Ms. Lyall describes Mr. Swaim as "so talented a writer" — why, the man could just make pert near any story "come alive in the best possible way." She describes his book as "a wryly funny, beautifully written, sometimes bewildered, always astute dissection of" … full stop. If you've read the book, as I did one afternoon a couple weeks ago, you're at this point scratching your head, trying to reconcile Lyall's swooning with Swaim's writing.
It's a not a bad book. At times it is somewhat amusing. But wryly funny? Beautifully written? Always astute? Thus enters bewilderment. The book is to memoirs what John Grisham is to Great American novelists. It is by and large competently written, and about 70 percent of it is just interesting enough to carry the reader to the end. It is there, however, that the bloody pile-up occurs. Mr. Swaim goes out in a melancholy breakdown of moralistic innocence and almost unbelievable shallowness. To wit …
Politicians, he had discovered, "should never be trusted." Such is Swaim's blockbuster conclusion, which rambles on for several pages — amidst which is this:
I must sound hopelessly naïve. Hadn't I noticed that politicians are prone to vanity, and that vanity frequently unmakes them? Yes, I had noticed. But I had thought of it mainly as a joke. Now I realized it wasn't a joke. It was the most important thing.

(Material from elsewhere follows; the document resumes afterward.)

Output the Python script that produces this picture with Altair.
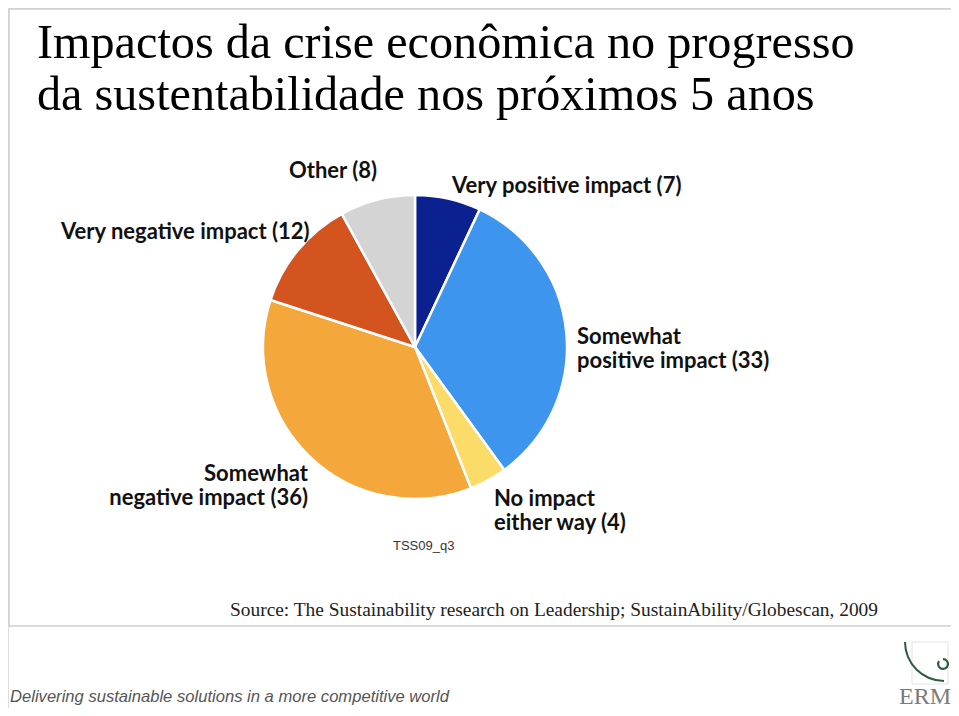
import altair as alt
import pandas as pd
import math

# ---- data ----
categories = ["Very positive impact", "Somewhat positive impact", "No impact either way",
              "Somewhat negative impact", "Very negative impact", "Other"]
values = [7, 33, 4, 36, 12, 8]
colors = ["#0b2190", "#3e95ee", "#fcdc68", "#f4a83c", "#d3541e", "#d4d4d4"]

title_lines = ["Impactos da crise econômica no progresso",
               "da sustentabilidade nos próximos 5 anos"]
source_text = "Source: The Sustainability research on Leadership; SustainAbility/Globescan, 2009"
footer_text = "Delivering sustainable solutions in a more competitive world"
code_text = "TSS09_q3"
logo_text = "ERM"

label_other = "Other (8)"
label_vpos = "Very positive impact (7)"
label_vneg = "Very negative impact (12)"
label_spos = ["Somewhat", "positive impact (33)"]
label_sneg = ["Somewhat", "negative impact (36)"]
label_none = ["No impact", "either way (4)"]

df = pd.DataFrame({"category": categories, "value": values, "idx": list(range(len(values)))})

W, H = 943, 700
OFF = 8  # page margin; chart coords = page coords - 8

LABEL_FONT = "Lato, sans-serif"
LS = 22

pie = alt.Chart(df).mark_arc(stroke="white", strokeWidth=2.5).encode(
    theta=alt.Theta("value:Q", stack=True),
    order=alt.Order("idx:Q"),
    color=alt.Color("category:N", scale=alt.Scale(domain=categories, range=colors), legend=None),
    x=alt.value(415 - OFF),
    y=alt.value(347 - OFF),
    radius=alt.value(152),
)

base = alt.Chart(pd.DataFrame({"k": [0]}))

def txt(text, x, y, size, font=LABEL_FONT, weight="bold", align="left", color="#111",
        style="normal", lh=None, baseline="alphabetic"):
    kw = dict(text=text, fontSize=size, font=font, fontWeight=weight, align=align,
              color=color, fontStyle=style, baseline=baseline)
    if lh is not None:
        kw["lineHeight"] = lh
    return base.mark_text(**kw).encode(x=alt.value(x - OFF), y=alt.value(y - OFF))

border = base.mark_rect(fill=None, stroke="#cfcfcf", strokeWidth=1.5).encode(
    x=alt.value(1), x2=alt.value(952 - OFF), y=alt.value(1), y2=alt.value(626 - OFF)
)

# ERM logo (decorative)
logo_grid = base.mark_rect(fill=None, stroke="#e2e2e2", strokeWidth=1).encode(
    x=alt.value(912 - OFF), x2=alt.value(948 - OFF), y=alt.value(642 - OFF), y2=alt.value(684 - OFF)
)
logo_curve = base.mark_arc(fill="#2d5c3f", theta=math.pi, theta2=1.5 * math.pi,
                           radius=40, radius2=38).encode(
    x=alt.value(944 - OFF), y=alt.value(642 - OFF)
)
logo_spiral = base.mark_arc(fill="#2d5c3f", theta=0.0, theta2=1.7 * math.pi,
                            radius=6, radius2=3.8).encode(
    x=alt.value(943 - OFF), y=alt.value(664 - OFF)
)

layers = [
    border,
    pie,
    txt(title_lines, 37, 58, 48.2, font="Liberation Serif", weight="normal", color="#000", lh=52),
    txt(label_other, 289, 178, LS),
    txt(label_vpos, 452, 193, LS),
    txt(label_vneg, 61, 239, LS),
    txt(label_spos, 577, 344, LS, lh=24),
    txt(label_sneg, 308, 481, LS, align="right", lh=24),
    txt(label_none, 494, 506, LS, lh=24),
    txt(code_text, 393, 550, 13, font="Liberation Sans", weight="normal", color="#333"),
    txt(source_text, 230, 616, 19.4, font="Liberation Serif", weight="normal", color="#222"),
    txt(footer_text, 10, 702, 16.6, font="Liberation Sans", weight="normal", color="#555", style="italic"),
    logo_grid,
    logo_curve,
    logo_spiral,
    txt(logo_text, 951, 704, 24, font="Liberation Serif", weight="normal", color="#7a7a7a", align="right"),
]

chart = alt.layer(*layers).properties(
    width=W, height=H, autosize=alt.AutoSizeParams(type="none"), padding=0
).configure_view(stroke=None).configure(background="white")

chart.save("out.html", embed_options={"renderer": "svg", "actions": False})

Vanity was the most important thing? Swaim drops this on us — at page 200 — smack in the middle of his thematic thrust about the preeminent need to distrust politicians. By then I had only four more pages to go, however, so I didn't worry about which was which. Swaim obviously didn't. Why should I?
As for that closing, yawn-evoking theme of "distrust." I'm a compulsive marginalia man, and reopening the book to the final page, I see I scribbled: "This is a pathetic, sophomoric conclusion that is stunning — in that it ever got published by Simon & Schuster."
I thought, then, that that was the end of my being stunned. It wasn't. Still to come was the NYT's sparkling review.